Sources: Preprocess your data with recipes, Methods for selecting variables in step functions, Introduction to recipes, James et al. (2013, Ch. 5)

1 Fundstücke/Finding(s)

2 Why preprocess data and recipes?

  • Preprocessing: = transforming raw data into a format that can be used by the model
    • e.g., data cleaning, feature selection, feature engineering, data normalization (e.g., scale/transform variables to similar ranges, etc.)
    • Various concepts overlap here (e.g, data encoding from text to numbers = feature engineering)
  • Feature engeneering: process of creating new features or transforming existing features in a dataset to improve performance and interpretability of ML model
    • Goal: create features that better capture the underlying patterns and relationships in the data to provide more accurate and robust predictions
  • Recipes provide pipeable steps for feature engineering and data preprocessing to prepare for modeling

3 Feature engeneering

  • Feature engeneering involves a wide range of techniques such as…
    • creating new features, i.e., combining existing features or transforming them to capture additional information
      • e.g., capture a person’s SES in a variable by combining different variables or adding polynomials
    • encoding of categorical variables to make them more informative for the model, e.g., adding them as dummies
    • normalizing or scaling features, e.g., centering/scaling variables to improve interpretability
    • handling missing values, e.g., imputing them (e.g., mean imputation, median imputation, or interpolation
    • reducing dimensionality, e.g., to reduce complexity of the model and improve performance
    • extracting features from text or images, e.g., convert text or image data to numeric variables to use them in ML models
    • extracting key features from raw variables, e.g., getting the day of the week out of a date variable

4 Recipes with tidymodels (1)

  • With tidymodels we can also use socalled recipes to define models and preprocess the data
  • recipe(): Create a recipe for preprocessing data
    • step_*(): function for different preprocessing steps (see here for an overview)
    • bake(recipe_*, new_data = xxx): apply recipe to different datasets
  • Advantage
    • We can easily use & compare different recipes later on
    • Also sometimes necessary to define different recipes for different models (e.g., logistic model vs. random forest model)

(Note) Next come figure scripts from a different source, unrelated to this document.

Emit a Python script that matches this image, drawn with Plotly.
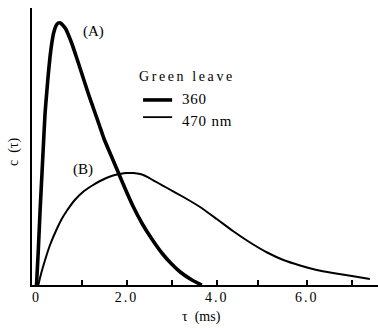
import plotly.graph_objects as go

# Curve A (360 nm, thick)
tau_a = [0.0, 0.04, 0.08, 0.12, 0.15, 0.19, 0.23, 0.26, 0.30, 0.34, 0.38, 0.43, 0.48, 0.53, 0.58,
         0.65, 0.70, 0.78, 0.90, 1.03, 1.16, 1.30, 1.40, 1.50, 1.66, 1.82, 1.98, 2.14, 2.35, 2.56,
         2.80, 3.00, 3.19, 3.45, 3.67]
c_a = [0, 35, 75, 110, 137, 172, 194, 210, 228, 242, 252, 259, 262, 262, 260,
       256, 251, 242, 226, 208, 190, 172, 159, 146, 129, 112, 95, 79, 61, 46,
       31, 21, 13, 5, 0]

# Curve B (470 nm, thin)
tau_b = [0.04, 0.10, 0.19, 0.30, 0.45, 0.56, 0.67, 0.85, 1.03, 1.22, 1.41, 1.55, 1.70, 1.85,
         2.00, 2.15, 2.30, 2.42, 2.52, 2.70, 2.90, 3.26, 3.63, 4.00, 4.36, 4.74, 5.12, 5.48,
         5.85, 6.22, 6.58, 7.00, 7.40]
c_b = [0, 11, 25, 40, 56, 66, 74, 85, 93, 99, 104, 107, 109.5, 111,
       112, 112, 111, 109, 106.5, 102, 97, 88, 78, 66, 54, 42.5, 32.5, 25,
       19.5, 15, 12, 9, 6]

tick_vals = [0, 1, 2, 3, 4, 4.92, 6, 7]
tick_labels = ["0", "", "2.0", "", "4.0", "", "6.0", ""]

FAM = "Liberation Serif"
FONT = "Liberation Serif, Times New Roman, serif"


def spaced(s, px):
    return (f'<span style="font-family:{FAM};letter-spacing:{px}px">{s}</span>' if s else "")


fig = go.Figure()
fig.add_trace(go.Scatter(x=tau_a, y=c_a, mode="lines",
                         line=dict(color="black", width=3.6, shape="spline", smoothing=0.5),
                         showlegend=False))
fig.add_trace(go.Scatter(x=tau_b, y=c_b, mode="lines",
                         line=dict(color="black", width=2, shape="spline", smoothing=0.5),
                         showlegend=False))

fig.update_layout(
    width=378, height=328,
    margin=dict(l=32, r=0, t=8, b=43),
    paper_bgcolor="white", plot_bgcolor="white",
    font=dict(family=FONT, size=14, color="black"),
    xaxis=dict(range=[-0.1, 7.58], showgrid=False, zeroline=False,
               showline=True, linecolor="black", linewidth=2,
               ticks="inside", ticklen=5, tickwidth=1.5, tickcolor="black",
               tickvals=tick_vals, ticktext=[spaced(t, 2) for t in tick_labels],
               tickfont=dict(family=FONT, size=14), ticklabelstandoff=-2),
    yaxis=dict(range=[0, 277], showgrid=False, zeroline=False,
               showline=True, linecolor="black", linewidth=2,
               showticklabels=False, ticks=""),
)

ann = [
    dict(x=1.27, y=254, xref="x", yref="y", text="(A)", showarrow=False,
         font=dict(size=15)),
    dict(x=1.03, y=116, xref="x", yref="y", text="(B)", showarrow=False,
         font=dict(size=15)),
    dict(x=0.303, y=0.754, xref="paper", yref="paper", xanchor="left", yanchor="middle",
         text=spaced("Green leave", 2.6), showarrow=False, font=dict(size=14)),
    dict(x=0.428, y=0.670, xref="paper", yref="paper", xanchor="left", yanchor="middle",
         text=spaced("360", 0.8), showarrow=False, font=dict(size=15)),
    dict(x=0.428, y=0.592, xref="paper", yref="paper", xanchor="left", yanchor="middle",
         text=spaced("470 nm", 0.8), showarrow=False, font=dict(size=15)),
    dict(x=0.49, y=-0.115, xref="paper", yref="paper", xanchor="center", yanchor="middle",
         text="τ  (ms)", showarrow=False, font=dict(size=14)),
    dict(x=-0.052, y=0.48, xref="paper", yref="paper", xanchor="center", yanchor="middle",
         text="c  (τ)", textangle=-90, showarrow=False, font=dict(size=14)),
]
fig.update_layout(annotations=ann)

fig.add_shape(type="line", xref="paper", yref="paper", x0=0.321, x1=0.405, y0=0.668, y1=0.668,
              line=dict(color="black", width=3.6))
fig.add_shape(type="line", xref="paper", yref="paper", x0=0.321, x1=0.405, y0=0.606, y1=0.606,
              line=dict(color="black", width=1.8))

fig.write_html("out.html")
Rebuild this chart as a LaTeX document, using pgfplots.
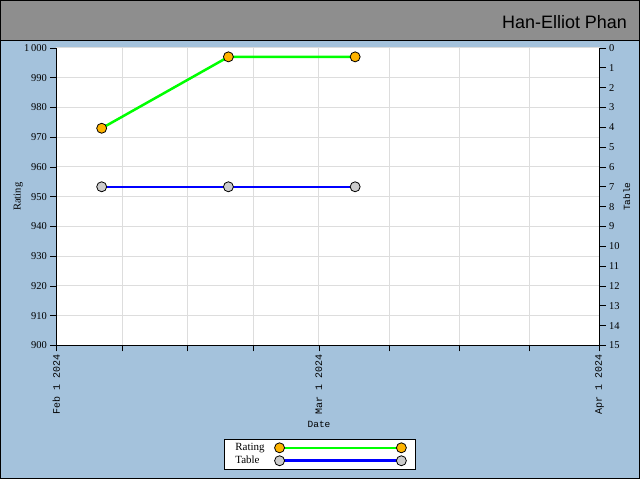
\documentclass[border=0pt]{standalone}
\usepackage{fontspec}
\setmainfont{Liberation Serif}
\newfontfamily\monofont{Liberation Mono}
\newfontfamily\titlefont{Liberation Sans}
\usepackage{pgfplots}
\pgfplotsset{compat=1.18}
\definecolor{bgblue}{HTML}{A4C2DC}
\definecolor{titlegray}{HTML}{8E8E8E}
\definecolor{gridgray}{HTML}{DDDDDD}
\definecolor{markorange}{HTML}{FFB400}
\definecolor{markgray}{HTML}{CCCCCC}
\definecolor{ratinggreen}{HTML}{00FF00}
\pgfplotsset{
  chartbase/.style={
    at={(56pt,134pt)}, anchor=south west,
    scale only axis, width=544pt, height=298pt,
    xmin=0, xmax=60,
    tick align=outside, major tick length=6pt,
    tick style={black, line width=0.8pt},
    axis line style={-, black, line width=0.8pt},
    tick label style={font=\fontsize{10.5}{12}\selectfont},
    label style={font=\monofont\fontsize{9.5}{11}\selectfont},
    /pgf/number format/assume math mode=true,
    /pgf/number format/1000 sep={\,},
  },
  ratingstyle/.style={ratinggreen, line width=2.5pt, mark=*, mark size=5pt,
    mark options={fill=markorange, draw=black, line width=0.8pt, solid}},
  tablestyle/.style={blue, line width=2.5pt, mark=*, mark size=5pt,
    mark options={fill=markgray, draw=black, line width=0.8pt, solid}},
}
\begin{document}
\begin{tikzpicture}
\fill[bgblue] (0,0) rectangle (640pt,480pt);
\fill[titlegray] (0,439pt) rectangle (640pt,480pt);
\draw[black, line width=1pt] (0,439pt) -- (640pt,439pt);
\node[anchor=east, font=\titlefont\fontsize{18}{20}\selectfont] at (631pt,458pt) {Han-Elliot Phan};

\begin{axis}[chartbase,
  ymin=900, ymax=1000,
  axis y line*=left, axis x line*=bottom,
  axis background/.style={fill=white},
  grid=major, grid style={gridgray, line width=1pt},
  xtick={0,7.25,14.5,21.75,29,36.75,44.5,52.25,60},
  xticklabels={Feb 1 2024,{},{},{},Mar 1 2024,{},{},{},Apr 1 2024},
  xticklabel style={rotate=90, anchor=east, font=\monofont\fontsize{10}{11}\selectfont},
  ytick={900,910,...,1000},
  xlabel={Date}, ylabel={Rating},
  xlabel style={at={(axis description cs:0.4835,-0.265)}, anchor=center},
  ylabel style={at={(axis description cs:-0.07,0.5)}, anchor=center, font=\fontsize{10.5}{12}\selectfont},
]
\addplot[ratingstyle] coordinates {(5,973) (19,997) (33,997)};
\end{axis}

\begin{axis}[chartbase,
  ymin=0, ymax=15, y dir=reverse,
  axis y line*=right, axis x line=none,
  ytick={0,1,...,15},
  ylabel={Table},
  ylabel style={at={(axis description cs:1.05,0.5)}, anchor=center, rotate=0},
  legend plot pos=right,
  legend cell align=left,
  legend image code/.code={\draw[#1] plot coordinates {(0pt,0pt) (122pt,0pt)};},
  legend style={at={(0.485,-0.366)}, anchor=center, draw=black, fill=white,
    line width=0.8pt, font=\fontsize{11}{11}\selectfont,
    row sep=0pt, inner xsep=9pt, inner ysep=2pt,
    /tikz/every odd column/.append style={column sep=8pt}},
]
\addlegendimage{ratingstyle}
\addlegendentry{Rating}
\addplot[tablestyle] coordinates {(5,7) (19,7) (33,7)};
\addlegendentry{Table}
\end{axis}
\draw[black, line width=1pt] (0.5pt,0.5pt) rectangle (639.5pt,479.5pt);
\end{tikzpicture}
\end{document}
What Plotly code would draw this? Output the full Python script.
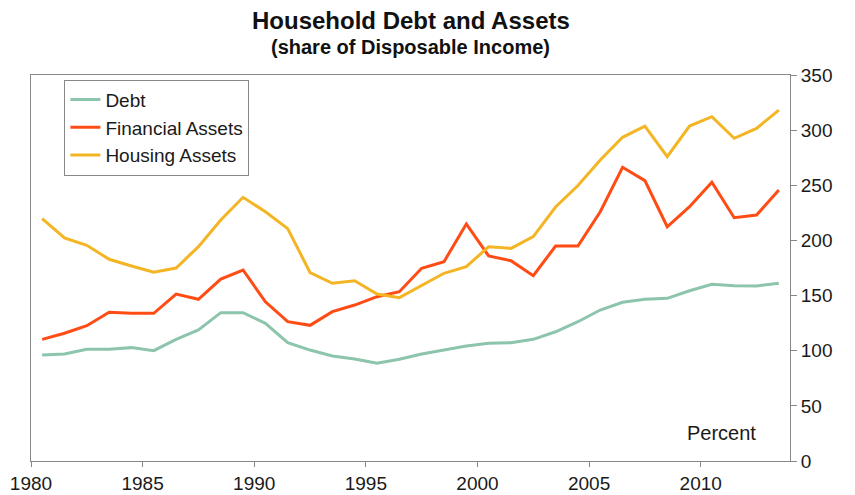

5 Recipes with tidymodels (2)

  • Example below: A recipe containing an outcome plus two numeric predictors that centers and scale (“normalize”) the predictors
library(tidymodels)
recipe1 <- recipe(lifesatisfaction ~ unemployed_active + age + education, 
                  data = data) %>%
  step_normalize(all_numeric_predictors())
recipe1
  • Recipes require definitions of variables (e.g., in formula above), roles that is how variables are used in the model and terms (partly happens automatically) (see here)
  • Using recipes: once a recipe is defined, it needs to be estimated before being applied to data
    • Most recipe steps have specific quantities that must be calculated or estimated
      • step_normalize(): needs to compute the training set’s mean for the selected columns
      • step_dummy(): needs to determine the factor levels of selected columns in order to make the appropriate indicator columns

6 Lab: Using recipes

We’ll use the ESS data that we have used in the previous lab. The variables were named not so well, so we have to rely on the codebook to understand their meaning. You can find it here or on the website of the ESS.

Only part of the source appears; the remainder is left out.